# Supplied data start
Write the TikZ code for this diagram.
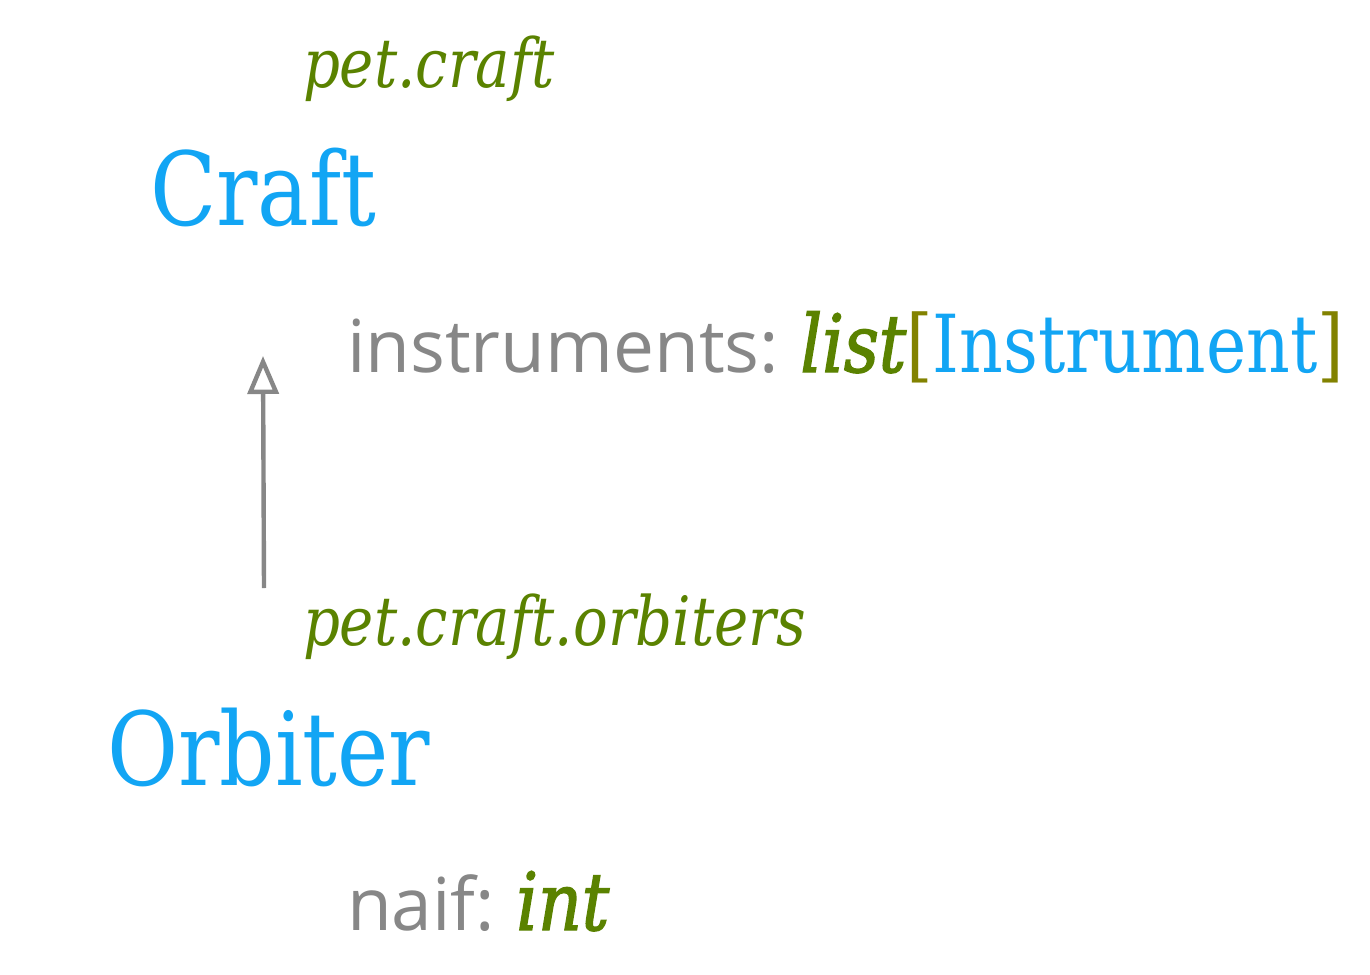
\documentclass[tikz,border=0pt]{standalone}
\usepackage{fontspec}
\setmainfont{DejaVu Serif}
\newfontfamily\attrfont{Open Sans}
\newfontfamily\slabfont[FakeStretch=0.85]{DejaVu Serif}
\newfontfamily\typefont[FakeStretch=0.85,FakeBold=1.8]{DejaVu Serif}
\definecolor{clsblue}{HTML}{12A5F4}
\definecolor{modgreen}{HTML}{5A8200}
\definecolor{brkolive}{HTML}{828200}
\definecolor{attrgray}{HTML}{878787}
\newcommand{\typesize}{\fontsize{40}{44}\selectfont}
\usetikzlibrary{arrows.meta}
\begin{document}
\begin{tikzpicture}[x=0.5pt,y=-0.5pt,
  every node/.style={inner sep=0pt,outer sep=0pt,anchor=base west},
  modname/.style={text=modgreen,font=\slabfont\itshape\fontsize{34}{40}\selectfont},
  clsname/.style={text=clsblue,font=\slabfont\fontsize{51}{60}\selectfont},
  attr/.style={text=attrgray,font=\attrfont\fontsize{36.5}{44}\selectfont},
  inherit/.style={draw=attrgray,line width=2.2pt,-{Triangle[open,length=19pt,width=15.5pt,line width=2.2pt]}}]
\useasboundingbox (0,0) rectangle (1370,974);
\node[modname] (craftmod) at (303,88) {pet.craft};
\node[clsname] (craft) at (150,225) {Craft};
\node[attr] (instr) at (347,372) {instruments: \hspace{-2pt}{\typefont\typesize\itshape\color{modgreen}list}{\slabfont\typesize\color{brkolive}[}{\slabfont\typesize\color{clsblue}Instrument}{\slabfont\typesize\color{brkolive}]}};
\node[modname] (orbmod) at (303,645) {pet.craft.orbiters};
\node[clsname] (orbiter) at (107,785) {Orbiter};
\node[attr] (naif) at (347,930) {naif: \hspace{-2pt}{\typefont\typesize\itshape\color{modgreen}int}};
\coordinate (sub) at (264,588);
\coordinate (super) at (263,356);
\draw[inherit] (sub) -- (super);
\end{tikzpicture}
\end{document}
# Supplied data end
The problem: Reproduce the data above in full, exactly as it is, with the pictures left out.

Result below:
Write the TikZ code for this diagram.
\documentclass[tikz,border=0pt]{standalone}
\usepackage{fontspec}
\setmainfont{DejaVu Serif}
\newfontfamily\attrfont{Open Sans}
\newfontfamily\slabfont[FakeStretch=0.85]{DejaVu Serif}
\newfontfamily\typefont[FakeStretch=0.85,FakeBold=1.8]{DejaVu Serif}
\definecolor{clsblue}{HTML}{12A5F4}
\definecolor{modgreen}{HTML}{5A8200}
\definecolor{brkolive}{HTML}{828200}
\definecolor{attrgray}{HTML}{878787}
\newcommand{\typesize}{\fontsize{40}{44}\selectfont}
\usetikzlibrary{arrows.meta}
\begin{document}
\begin{tikzpicture}[x=0.5pt,y=-0.5pt,
  every node/.style={inner sep=0pt,outer sep=0pt,anchor=base west},
  modname/.style={text=modgreen,font=\slabfont\itshape\fontsize{34}{40}\selectfont},
  clsname/.style={text=clsblue,font=\slabfont\fontsize{51}{60}\selectfont},
  attr/.style={text=attrgray,font=\attrfont\fontsize{36.5}{44}\selectfont},
  inherit/.style={draw=attrgray,line width=2.2pt,-{Triangle[open,length=19pt,width=15.5pt,line width=2.2pt]}}]
\useasboundingbox (0,0) rectangle (1370,974);
\node[modname] (craftmod) at (303,88) {pet.craft};
\node[clsname] (craft) at (150,225) {Craft};
\node[attr] (instr) at (347,372) {instruments: \hspace{-2pt}{\typefont\typesize\itshape\color{modgreen}list}{\slabfont\typesize\color{brkolive}[}{\slabfont\typesize\color{clsblue}Instrument}{\slabfont\typesize\color{brkolive}]}};
\node[modname] (orbmod) at (303,645) {pet.craft.orbiters};
\node[clsname] (orbiter) at (107,785) {Orbiter};
\node[attr] (naif) at (347,930) {naif: \hspace{-2pt}{\typefont\typesize\itshape\color{modgreen}int}};
\coordinate (sub) at (264,588);
\coordinate (super) at (263,356);
\draw[inherit] (sub) -- (super);
\end{tikzpicture}
\end{document}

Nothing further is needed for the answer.